Öte yandan ölünceye kadar bakım sözleşmeleri ivazlı akitlerden olup bu tür temliklerde tenkis hükümlerinin de uygulanamayacağı kuşkusuzdur.
Tüm bu olgular ve ilkeler doğrultusunda değerlendirme yapıldığında; temlikteki asıl amacın mirasçıdan mal kaçırmak değil; ölünceye kadar bakıp gözetme olduğu, muvazaa ile illetli bulunmadığı kabul etmek gerekir. Bu bakımdan davanın reddine karar verilmesi gerekirken, aksine düşüncelerle yazılı biçimde hüküm kurulması doğru görülmemiştir….”
Yargıtay Hukuk Genel Kurulu’nun bu kararı doğrultusunda ölünceye kadar bakma sözleşmesindeki muvazaa iddiasının incelenmesinde birtakım kriterler sayılabilmektedir. Şöyle ki;
- Yargıtaya göre bakım alacaklısının sözleşme tarihinde bakıma muhtaç olmasına gerek bulunmamaktadır
- Mirasbırakanın çocuğuyla yaptığı ölünceye kadar bakma sözleşmesi yalnızca çocuğuyla yapıldığı için muvazaalı olduğu anlamına gelmez
- Mirasbırakan bakım alacaklısının ölmeden önce bakım borçlusuna karşı sözleşmeyi sona erdirme iradesi olup olmadığı
- Mirasbırakanın diğer mirasçılarla ilişkileri, murisin yaşı, sağlık durumu şeklinde sayılabilmektedir.
2.3-Ölünceye Kadar Bakma Sözleşmesinde Muvazaayı İspat Edemeyen Mirasçılar Tenkis Talebinde Bulunabilir mi?
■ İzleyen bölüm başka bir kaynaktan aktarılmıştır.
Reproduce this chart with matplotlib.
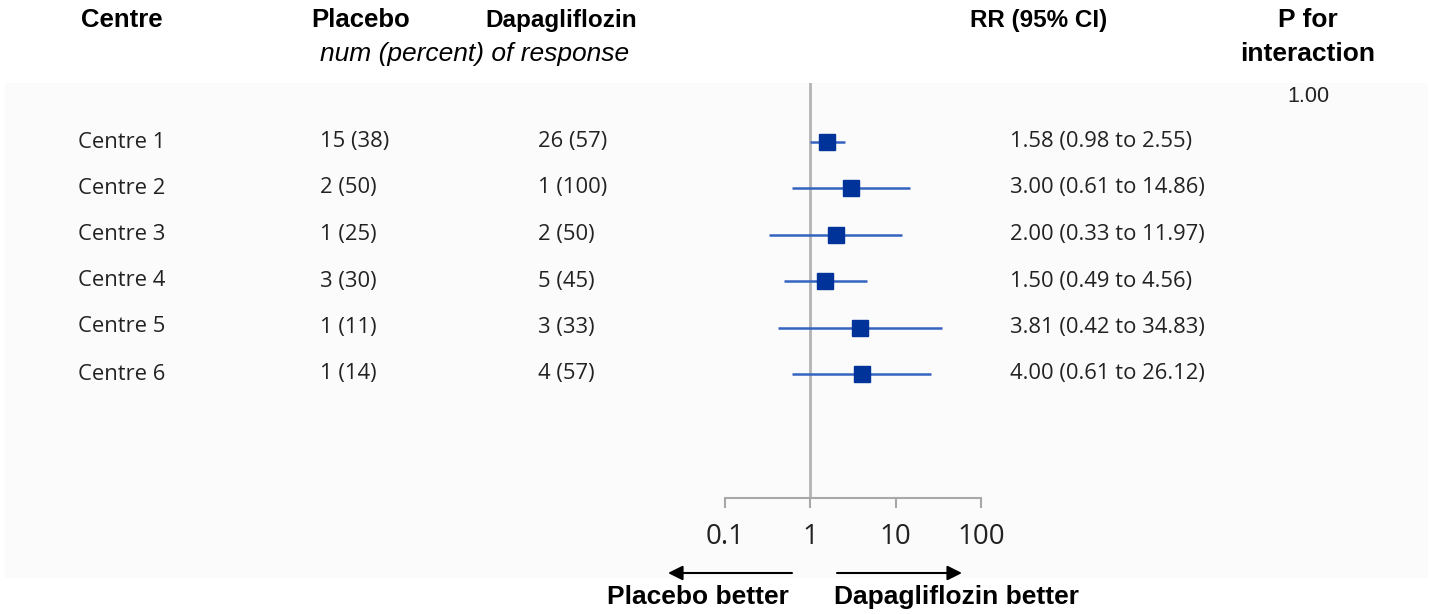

Tenkise tabi işlemler TMK m.565 hükmünde sayılmıştır. İvazlı bir sözleşme tipi olan ölünceye kadar bakma sözleşmesi tenkise tabi değildir. Bu doğrultuda T.C. Yargıtay 1.HUKUK DAİRESİ Esas:2016-5929 Karar:2019-1595 06.03.2019 tarihli kararı;
Somut olayda, çekişme konusu payın ölünceye kadar bakma akdi ile temlik edildiği sabit olup, asıl amacının bakım sağlamak olduğu, , davalıların da bakım borcunu yerine getirdikleri, temlikin mal kaçırma amaçlı ve muvazaalı olduğu iddiasının da kanıtlanamadığı açıktır. Öte yandan, ölünceye kadar bakma sözleşmesi ivazlı akitlerden olduğundan tenkise de tabi değildir. Hâl böyle olunca davanın reddine karar verilmesi gerekirken delillerin taktirinde yanılgıya düşülerek kabulüne karar verilmiş olması isabetsizdir. Davalıların değinilen yönlere ilişkin temyiz itirazlarının kabulü ile, hükmün (6100 sayılı Yasanın geçici 3.maddesi yollaması ile) 1086 sayılı HUMK'un 428.maddesi gereğince BOZULMASINA karar verilmiştir.